The first book of its kind,
Resilience and Palliative Care- Achievement in Adversity takes the increasing international literature on resilience and applies it to palliative and end of life care. The book offers an overview of all key aspects of palliative care, presented through a resilience
perspective. Why do some patients and families break down whilst others surmount the challenges facing them? What interventions strengthen individual, family and community coping? This book aims to facilitate change with people facing the crisis of death, dying and bereavement. Much of the
existing literature has focused on risk, problems and vulnerability, but this emerging concept of resilience focuses on strengths and possibilities.
The 'total pain, ' 'total care' approach pioneered by Dame Cicely Saunders and St. Christopher's Hospice now needs reinterpreting in the light of changing contexts and challenges. The realities of demographic change and resource-constrained health and social care environments have generated an
increasingly risk focused approach to service delivery. A narrowly medicalized approach has inevitable limitations; professional care alone will be unable to meet need and demand in the face of ageing populations, changing patterns of illness and the need for equity. The resilience approach offers
a counterbalance that harnesses the strengths of individuals and the communities in which they live and in which most of their dying will take place.
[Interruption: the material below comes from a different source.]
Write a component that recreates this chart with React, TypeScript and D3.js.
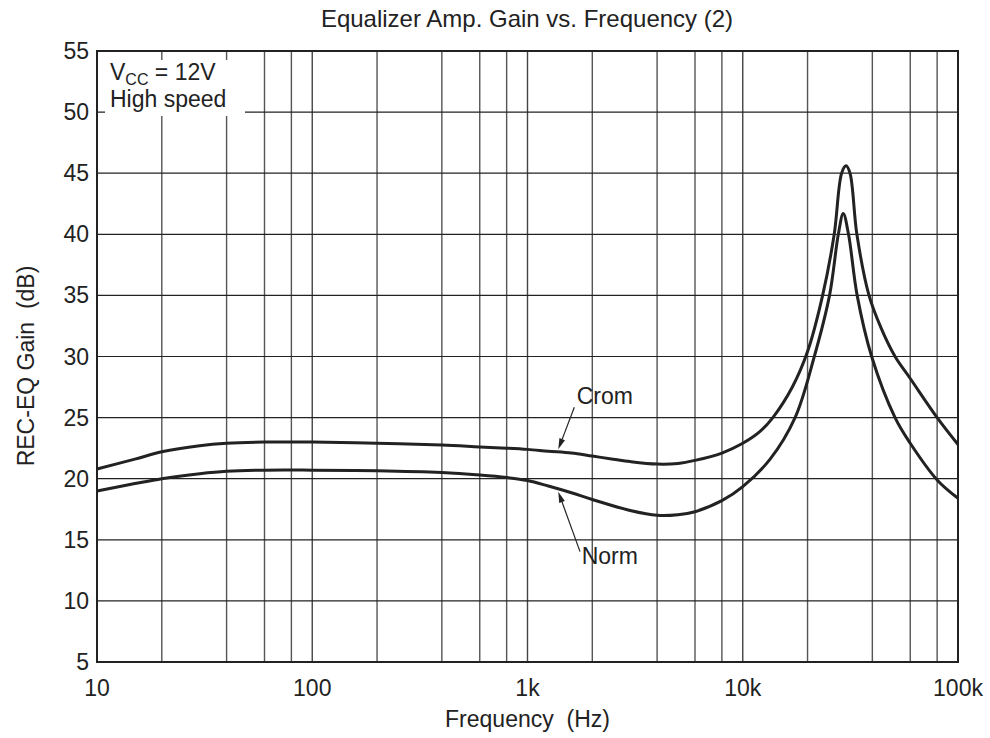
import React from "react";
import * as d3 from "d3";

const titleText = "Equalizer Amp. Gain vs. Frequency (2)";
const xLabel = "Frequency  (Hz)";
const yLabel = "REC-EQ Gain  (dB)";

const xTickValues = [10, 100, 1000, 10000, 100000];
const xTickLabels = ["10", "100", "1k", "10k", "100k"];
const xMinorGrid = [2, 4, 6, 8];
const yTickValues = [5, 10, 15, 20, 25, 30, 35, 40, 45, 50, 55];

const cromFreq = [10, 15, 20, 30, 40, 60, 100, 200, 400, 600, 800, 1000, 1250, 1600, 2000, 2500, 3000, 4000, 5000, 6000, 8000, 10000, 12000, 13800, 17000, 20000, 23500, 26600, 28800, 30200, 31500, 33900, 38600, 44000, 51000, 60000, 80000, 100000];
const cromGain = [20.8, 21.6, 22.2, 22.7, 22.9, 23.0, 23.0, 22.9, 22.75, 22.6, 22.5, 22.4, 22.25, 22.1, 21.85, 21.6, 21.4, 21.2, 21.25, 21.5, 22.1, 22.9, 23.85, 25.0, 27.5, 30.4, 35.0, 40.0, 45.0, 45.6, 45.0, 40.0, 35.0, 32.3, 30.0, 28.2, 25.0, 22.8];

const normFreq = [10, 15, 20, 30, 40, 60, 100, 200, 400, 600, 800, 1000, 1250, 1600, 2000, 3000, 4000, 5000, 6000, 8000, 10000, 13400, 17500, 21500, 25300, 27800, 29300, 31000, 34000, 39700, 51000, 60000, 80000, 100000];
const normGain = [19.0, 19.6, 20.0, 20.4, 20.6, 20.7, 20.7, 20.65, 20.5, 20.3, 20.1, 19.85, 19.4, 18.85, 18.3, 17.4, 17.0, 17.05, 17.3, 18.2, 19.35, 21.6, 25.0, 30.0, 35.0, 40.0, 41.7, 40.0, 35.0, 30.0, 25.0, 22.9, 19.9, 18.4];

// annotations in data coordinates
const cromNote = { label: "Crom", textF: 1693, textG: 26.1, fromF: 1650, fromG: 25.84, toF: 1390, toG: 22.4 };
const normNote = { label: "Norm", textF: 1786, textG: 13.0, fromF: 1754, fromG: 14.03, toF: 1390, toG: 18.94 };

const W = 990;
const H = 738;
const left = 97;
const right = 958;
const top = 51;
const bottom = 662;
const FONT = "'Liberation Sans', Arial, Helvetica, sans-serif";
const INK = "#222";

export default function App() {
  const x = d3.scaleLog().domain([10, 100000]).range([left, right]);
  const y = d3.scaleLinear().domain([5, 55]).range([bottom, top]);

  const line = d3
    .line<[number, number]>()
    .x((d) => x(d[0]))
    .y((d) => y(d[1]))
    .curve(d3.curveCatmullRom.alpha(0.5));

  const cromPath = line(cromFreq.map((f, i) => [f, cromGain[i]] as [number, number])) || "";
  const normPath = line(normFreq.map((f, i) => [f, normGain[i]] as [number, number])) || "";

  const minorLines: number[] = [];
  for (let dec = 10; dec < 100000; dec *= 10) {
    xMinorGrid.forEach((m) => minorLines.push(dec * m));
  }

  const arrow = (n: typeof cromNote, key: string) => {
    const x1 = x(n.fromF), y1 = y(n.fromG), x2 = x(n.toF), y2 = y(n.toG);
    const ang = Math.atan2(y2 - y1, x2 - x1);
    const len = 11, half = 3;
    const bx = x2 - len * Math.cos(ang), by = y2 - len * Math.sin(ang);
    const px = -Math.sin(ang) * half, py = Math.cos(ang) * half;
    return (
      <g key={key}>
        <line x1={x1} y1={y1} x2={bx} y2={by} stroke={INK} strokeWidth={1.2} />
        <polygon points={`${x2},${y2} ${bx + px},${by + py} ${bx - px},${by - py}`} fill={INK} />
        <text x={x(n.textF)} y={y(n.textG)} fontSize={23} fill={INK} fontFamily={FONT}>{n.label}</text>
      </g>
    );
  };

  return (
    <svg width={W} height={H} style={{ position: "absolute", left: 0, top: 0, background: "#fff" }}>
      <rect x={0} y={0} width={W} height={H} fill="#fff" />
      <text x={527} y={27} textAnchor="middle" fontSize={24} fill={INK} fontFamily={FONT}>{titleText}</text>

      {/* vertical grid */}
      {minorLines.map((f) => (
        <line key={"m" + f} x1={x(f)} x2={x(f)} y1={top} y2={bottom} stroke="#555" strokeWidth={1.4} />
      ))}
      {xTickValues.slice(1, -1).map((f) => (
        <line key={"M" + f} x1={x(f)} x2={x(f)} y1={top} y2={bottom} stroke="#444" strokeWidth={1.4} />
      ))}
      {/* horizontal grid */}
      {yTickValues.slice(1, -1).map((v) => (
        <line key={"h" + v} x1={left} x2={right} y1={y(v)} y2={y(v)} stroke={INK} strokeWidth={1.2} />
      ))}

      {/* legend box */}
      <rect x={105} y={60} width={140} height={56} fill="#fff" />
      <text x={110} y={80} fontSize={23} fill={INK} fontFamily={FONT}>
        V<tspan fontSize={16} dy={5}>CC</tspan><tspan dy={-5}> = 12V</tspan>
      </text>
      <text x={110} y={107} fontSize={23} fill={INK} fontFamily={FONT}>High speed</text>

      {/* curves */}
      <path d={cromPath} fill="none" stroke={INK} strokeWidth={3} strokeLinejoin="round" />
      <path d={normPath} fill="none" stroke={INK} strokeWidth={3} strokeLinejoin="round" />

      {arrow(cromNote, "crom")}
      {arrow(normNote, "norm")}

      {/* frame */}
      <rect x={left} y={top} width={right - left} height={bottom - top} fill="none" stroke={INK} strokeWidth={2} />

      {/* y tick labels */}
      {yTickValues.map((v) => (
        <text key={"yl" + v} x={left - 8} y={y(v) + 8} textAnchor="end" fontSize={23} fill={INK} fontFamily={FONT}>{v}</text>
      ))}
      {/* x tick labels */}
      {xTickValues.map((f, i) => (
        <text key={"xl" + f} x={x(f)} y={696} textAnchor="middle" fontSize={23} fill={INK} fontFamily={FONT}>{xTickLabels[i]}</text>
      ))}

      <text x={(left + right) / 2} y={727} textAnchor="middle" fontSize={23} fill={INK} fontFamily={FONT} style={{ whiteSpace: "pre" }}>{xLabel}</text>
      <text transform={`translate(34, ${366}) rotate(-90)`} textAnchor="middle" fontSize={23} fill={INK} fontFamily={FONT} style={{ whiteSpace: "pre" }}>{yLabel}</text>
    </svg>
  );
}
Resilience thinking emphasizes the importance of public health and creates a partnership between patients, professionals and community structures,
seeking to build community capacity and to deliver a preventive health care that will leave future generations less afraid of the dying and bereavement that will confront all of us.
This book offers insights into how, at all levels of planning and delivering palliative care, there is the the opportunity to maximize coping, build an infrastructure for self-help, and increase the capacity of strengthened teams and organizations.